* Exercise task
Output the material exactly, but drop every image it holds.

* Material provided
#####

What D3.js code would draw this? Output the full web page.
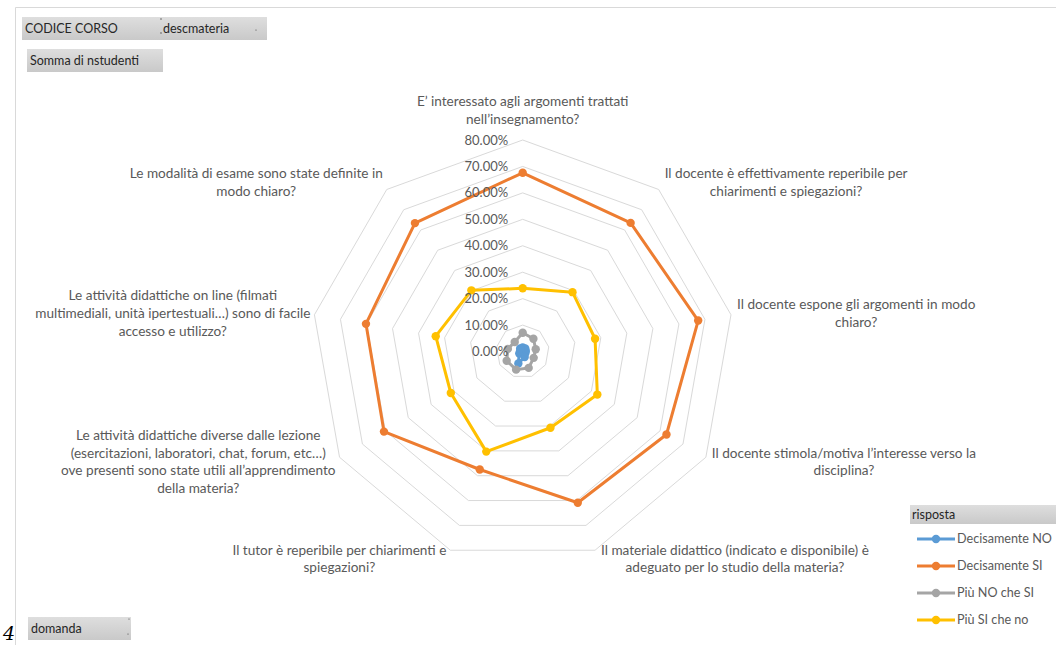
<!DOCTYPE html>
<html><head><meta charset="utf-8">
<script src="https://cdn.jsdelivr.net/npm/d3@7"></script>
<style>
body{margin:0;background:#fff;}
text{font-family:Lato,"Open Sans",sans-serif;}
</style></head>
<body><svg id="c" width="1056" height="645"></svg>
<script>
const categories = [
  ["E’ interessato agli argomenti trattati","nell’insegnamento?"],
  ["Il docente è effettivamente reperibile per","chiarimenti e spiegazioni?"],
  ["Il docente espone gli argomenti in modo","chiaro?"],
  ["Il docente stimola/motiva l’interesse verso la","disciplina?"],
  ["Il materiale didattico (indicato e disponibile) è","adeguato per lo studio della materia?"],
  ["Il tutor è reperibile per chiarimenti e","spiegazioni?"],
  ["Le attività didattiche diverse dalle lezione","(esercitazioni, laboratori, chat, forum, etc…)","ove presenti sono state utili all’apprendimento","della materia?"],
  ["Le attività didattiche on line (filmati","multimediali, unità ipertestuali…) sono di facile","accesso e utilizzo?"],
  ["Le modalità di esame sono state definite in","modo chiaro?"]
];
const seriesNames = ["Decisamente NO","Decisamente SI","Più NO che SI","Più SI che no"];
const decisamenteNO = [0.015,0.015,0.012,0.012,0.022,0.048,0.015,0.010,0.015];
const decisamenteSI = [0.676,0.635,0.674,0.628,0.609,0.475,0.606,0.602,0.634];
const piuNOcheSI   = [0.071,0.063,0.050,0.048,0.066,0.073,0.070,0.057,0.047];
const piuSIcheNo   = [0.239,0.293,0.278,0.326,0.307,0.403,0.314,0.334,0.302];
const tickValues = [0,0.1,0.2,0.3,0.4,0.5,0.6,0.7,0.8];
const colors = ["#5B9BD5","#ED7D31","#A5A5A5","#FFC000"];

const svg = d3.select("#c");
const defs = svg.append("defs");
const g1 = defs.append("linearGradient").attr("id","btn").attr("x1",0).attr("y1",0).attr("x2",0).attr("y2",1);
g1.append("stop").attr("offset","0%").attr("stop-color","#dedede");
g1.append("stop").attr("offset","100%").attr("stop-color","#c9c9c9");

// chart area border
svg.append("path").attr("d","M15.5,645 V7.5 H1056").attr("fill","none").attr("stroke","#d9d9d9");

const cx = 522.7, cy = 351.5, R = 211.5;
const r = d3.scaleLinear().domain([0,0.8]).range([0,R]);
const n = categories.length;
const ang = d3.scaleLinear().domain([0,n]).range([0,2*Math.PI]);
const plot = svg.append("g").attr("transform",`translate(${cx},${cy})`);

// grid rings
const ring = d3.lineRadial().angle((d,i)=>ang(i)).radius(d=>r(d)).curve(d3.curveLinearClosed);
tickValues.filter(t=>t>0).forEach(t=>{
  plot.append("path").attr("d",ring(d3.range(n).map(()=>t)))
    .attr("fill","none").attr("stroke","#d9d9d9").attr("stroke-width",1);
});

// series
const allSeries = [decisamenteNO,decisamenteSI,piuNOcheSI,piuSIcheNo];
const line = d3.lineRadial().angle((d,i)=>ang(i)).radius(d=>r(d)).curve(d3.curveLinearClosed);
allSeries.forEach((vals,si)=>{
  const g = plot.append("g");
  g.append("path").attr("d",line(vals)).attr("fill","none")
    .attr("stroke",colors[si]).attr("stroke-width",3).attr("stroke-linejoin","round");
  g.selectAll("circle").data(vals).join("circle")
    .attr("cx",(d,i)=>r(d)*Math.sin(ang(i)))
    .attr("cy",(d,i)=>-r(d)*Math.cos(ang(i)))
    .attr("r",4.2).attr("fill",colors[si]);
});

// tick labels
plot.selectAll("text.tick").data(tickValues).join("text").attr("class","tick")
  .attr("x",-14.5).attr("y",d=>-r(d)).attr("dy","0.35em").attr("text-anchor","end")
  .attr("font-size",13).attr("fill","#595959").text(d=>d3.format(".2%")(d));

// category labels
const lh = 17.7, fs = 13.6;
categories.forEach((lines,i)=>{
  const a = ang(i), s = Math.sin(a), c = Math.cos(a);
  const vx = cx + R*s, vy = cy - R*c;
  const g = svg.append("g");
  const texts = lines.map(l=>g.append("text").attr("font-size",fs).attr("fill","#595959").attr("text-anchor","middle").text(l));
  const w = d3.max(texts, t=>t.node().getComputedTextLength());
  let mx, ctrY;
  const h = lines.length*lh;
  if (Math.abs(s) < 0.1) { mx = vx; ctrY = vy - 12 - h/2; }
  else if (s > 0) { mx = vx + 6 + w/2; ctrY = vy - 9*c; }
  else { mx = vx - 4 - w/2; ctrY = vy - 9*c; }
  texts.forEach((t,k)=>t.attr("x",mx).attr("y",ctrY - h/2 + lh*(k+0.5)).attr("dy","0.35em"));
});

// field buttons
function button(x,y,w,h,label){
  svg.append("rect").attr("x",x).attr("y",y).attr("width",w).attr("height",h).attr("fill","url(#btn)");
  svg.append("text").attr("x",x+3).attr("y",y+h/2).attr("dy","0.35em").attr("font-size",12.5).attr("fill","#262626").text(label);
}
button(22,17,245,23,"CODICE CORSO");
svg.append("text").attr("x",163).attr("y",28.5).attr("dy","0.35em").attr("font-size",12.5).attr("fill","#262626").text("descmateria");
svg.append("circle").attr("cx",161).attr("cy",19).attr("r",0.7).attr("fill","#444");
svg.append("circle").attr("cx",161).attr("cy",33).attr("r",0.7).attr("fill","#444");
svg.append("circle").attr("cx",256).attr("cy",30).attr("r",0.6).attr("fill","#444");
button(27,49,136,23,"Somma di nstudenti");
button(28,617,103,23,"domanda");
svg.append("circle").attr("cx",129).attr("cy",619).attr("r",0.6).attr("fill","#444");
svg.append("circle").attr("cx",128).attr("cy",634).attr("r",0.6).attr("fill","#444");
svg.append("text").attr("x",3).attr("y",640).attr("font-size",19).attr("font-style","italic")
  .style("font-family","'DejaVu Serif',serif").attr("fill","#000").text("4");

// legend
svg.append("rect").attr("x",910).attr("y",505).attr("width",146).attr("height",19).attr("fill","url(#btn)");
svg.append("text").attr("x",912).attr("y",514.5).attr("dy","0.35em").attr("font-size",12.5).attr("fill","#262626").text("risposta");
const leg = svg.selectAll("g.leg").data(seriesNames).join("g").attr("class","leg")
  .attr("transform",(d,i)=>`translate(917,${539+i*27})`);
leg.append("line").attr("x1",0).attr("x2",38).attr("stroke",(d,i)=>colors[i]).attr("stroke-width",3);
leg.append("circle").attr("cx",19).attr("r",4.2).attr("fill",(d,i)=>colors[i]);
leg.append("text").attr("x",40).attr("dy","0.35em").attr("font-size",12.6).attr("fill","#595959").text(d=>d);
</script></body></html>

#####

* Written solution
What D3.js code would draw this? Output the full web page.
<!DOCTYPE html>
<html><head><meta charset="utf-8">
<script src="https://cdn.jsdelivr.net/npm/d3@7"></script>
<style>
body{margin:0;background:#fff;}
text{font-family:Lato,"Open Sans",sans-serif;}
</style></head>
<body><svg id="c" width="1056" height="645"></svg>
<script>
const categories = [
  ["E’ interessato agli argomenti trattati","nell’insegnamento?"],
  ["Il docente è effettivamente reperibile per","chiarimenti e spiegazioni?"],
  ["Il docente espone gli argomenti in modo","chiaro?"],
  ["Il docente stimola/motiva l’interesse verso la","disciplina?"],
  ["Il materiale didattico (indicato e disponibile) è","adeguato per lo studio della materia?"],
  ["Il tutor è reperibile per chiarimenti e","spiegazioni?"],
  ["Le attività didattiche diverse dalle lezione","(esercitazioni, laboratori, chat, forum, etc…)","ove presenti sono state utili all’apprendimento","della materia?"],
  ["Le attività didattiche on line (filmati","multimediali, unità ipertestuali…) sono di facile","accesso e utilizzo?"],
  ["Le modalità di esame sono state definite in","modo chiaro?"]
];
const seriesNames = ["Decisamente NO","Decisamente SI","Più NO che SI","Più SI che no"];
const decisamenteNO = [0.015,0.015,0.012,0.012,0.022,0.048,0.015,0.010,0.015];
const decisamenteSI = [0.676,0.635,0.674,0.628,0.609,0.475,0.606,0.602,0.634];
const piuNOcheSI   = [0.071,0.063,0.050,0.048,0.066,0.073,0.070,0.057,0.047];
const piuSIcheNo   = [0.239,0.293,0.278,0.326,0.307,0.403,0.314,0.334,0.302];
const tickValues = [0,0.1,0.2,0.3,0.4,0.5,0.6,0.7,0.8];
const colors = ["#5B9BD5","#ED7D31","#A5A5A5","#FFC000"];

const svg = d3.select("#c");
const defs = svg.append("defs");
const g1 = defs.append("linearGradient").attr("id","btn").attr("x1",0).attr("y1",0).attr("x2",0).attr("y2",1);
g1.append("stop").attr("offset","0%").attr("stop-color","#dedede");
g1.append("stop").attr("offset","100%").attr("stop-color","#c9c9c9");

// chart area border
svg.append("path").attr("d","M15.5,645 V7.5 H1056").attr("fill","none").attr("stroke","#d9d9d9");

const cx = 522.7, cy = 351.5, R = 211.5;
const r = d3.scaleLinear().domain([0,0.8]).range([0,R]);
const n = categories.length;
const ang = d3.scaleLinear().domain([0,n]).range([0,2*Math.PI]);
const plot = svg.append("g").attr("transform",`translate(${cx},${cy})`);

// grid rings
const ring = d3.lineRadial().angle((d,i)=>ang(i)).radius(d=>r(d)).curve(d3.curveLinearClosed);
tickValues.filter(t=>t>0).forEach(t=>{
  plot.append("path").attr("d",ring(d3.range(n).map(()=>t)))
    .attr("fill","none").attr("stroke","#d9d9d9").attr("stroke-width",1);
});

// series
const allSeries = [decisamenteNO,decisamenteSI,piuNOcheSI,piuSIcheNo];
const line = d3.lineRadial().angle((d,i)=>ang(i)).radius(d=>r(d)).curve(d3.curveLinearClosed);
allSeries.forEach((vals,si)=>{
  const g = plot.append("g");
  g.append("path").attr("d",line(vals)).attr("fill","none")
    .attr("stroke",colors[si]).attr("stroke-width",3).attr("stroke-linejoin","round");
  g.selectAll("circle").data(vals).join("circle")
    .attr("cx",(d,i)=>r(d)*Math.sin(ang(i)))
    .attr("cy",(d,i)=>-r(d)*Math.cos(ang(i)))
    .attr("r",4.2).attr("fill",colors[si]);
});

// tick labels
plot.selectAll("text.tick").data(tickValues).join("text").attr("class","tick")
  .attr("x",-14.5).attr("y",d=>-r(d)).attr("dy","0.35em").attr("text-anchor","end")
  .attr("font-size",13).attr("fill","#595959").text(d=>d3.format(".2%")(d));

// category labels
const lh = 17.7, fs = 13.6;
categories.forEach((lines,i)=>{
  const a = ang(i), s = Math.sin(a), c = Math.cos(a);
  const vx = cx + R*s, vy = cy - R*c;
  const g = svg.append("g");
  const texts = lines.map(l=>g.append("text").attr("font-size",fs).attr("fill","#595959").attr("text-anchor","middle").text(l));
  const w = d3.max(texts, t=>t.node().getComputedTextLength());
  let mx, ctrY;
  const h = lines.length*lh;
  if (Math.abs(s) < 0.1) { mx = vx; ctrY = vy - 12 - h/2; }
  else if (s > 0) { mx = vx + 6 + w/2; ctrY = vy - 9*c; }
  else { mx = vx - 4 - w/2; ctrY = vy - 9*c; }
  texts.forEach((t,k)=>t.attr("x",mx).attr("y",ctrY - h/2 + lh*(k+0.5)).attr("dy","0.35em"));
});

// field buttons
function button(x,y,w,h,label){
  svg.append("rect").attr("x",x).attr("y",y).attr("width",w).attr("height",h).attr("fill","url(#btn)");
  svg.append("text").attr("x",x+3).attr("y",y+h/2).attr("dy","0.35em").attr("font-size",12.5).attr("fill","#262626").text(label);
}
button(22,17,245,23,"CODICE CORSO");
svg.append("text").attr("x",163).attr("y",28.5).attr("dy","0.35em").attr("font-size",12.5).attr("fill","#262626").text("descmateria");
svg.append("circle").attr("cx",161).attr("cy",19).attr("r",0.7).attr("fill","#444");
svg.append("circle").attr("cx",161).attr("cy",33).attr("r",0.7).attr("fill","#444");
svg.append("circle").attr("cx",256).attr("cy",30).attr("r",0.6).attr("fill","#444");
button(27,49,136,23,"Somma di nstudenti");
button(28,617,103,23,"domanda");
svg.append("circle").attr("cx",129).attr("cy",619).attr("r",0.6).attr("fill","#444");
svg.append("circle").attr("cx",128).attr("cy",634).attr("r",0.6).attr("fill","#444");
svg.append("text").attr("x",3).attr("y",640).attr("font-size",19).attr("font-style","italic")
  .style("font-family","'DejaVu Serif',serif").attr("fill","#000").text("4");

// legend
svg.append("rect").attr("x",910).attr("y",505).attr("width",146).attr("height",19).attr("fill","url(#btn)");
svg.append("text").attr("x",912).attr("y",514.5).attr("dy","0.35em").attr("font-size",12.5).attr("fill","#262626").text("risposta");
const leg = svg.selectAll("g.leg").data(seriesNames).join("g").attr("class","leg")
  .attr("transform",(d,i)=>`translate(917,${539+i*27})`);
leg.append("line").attr("x1",0).attr("x2",38).attr("stroke",(d,i)=>colors[i]).attr("stroke-width",3);
leg.append("circle").attr("cx",19).attr("r",4.2).attr("fill",(d,i)=>colors[i]);
leg.append("text").attr("x",40).attr("dy","0.35em").attr("font-size",12.6).attr("fill","#595959").text(d=>d);
</script></body></html>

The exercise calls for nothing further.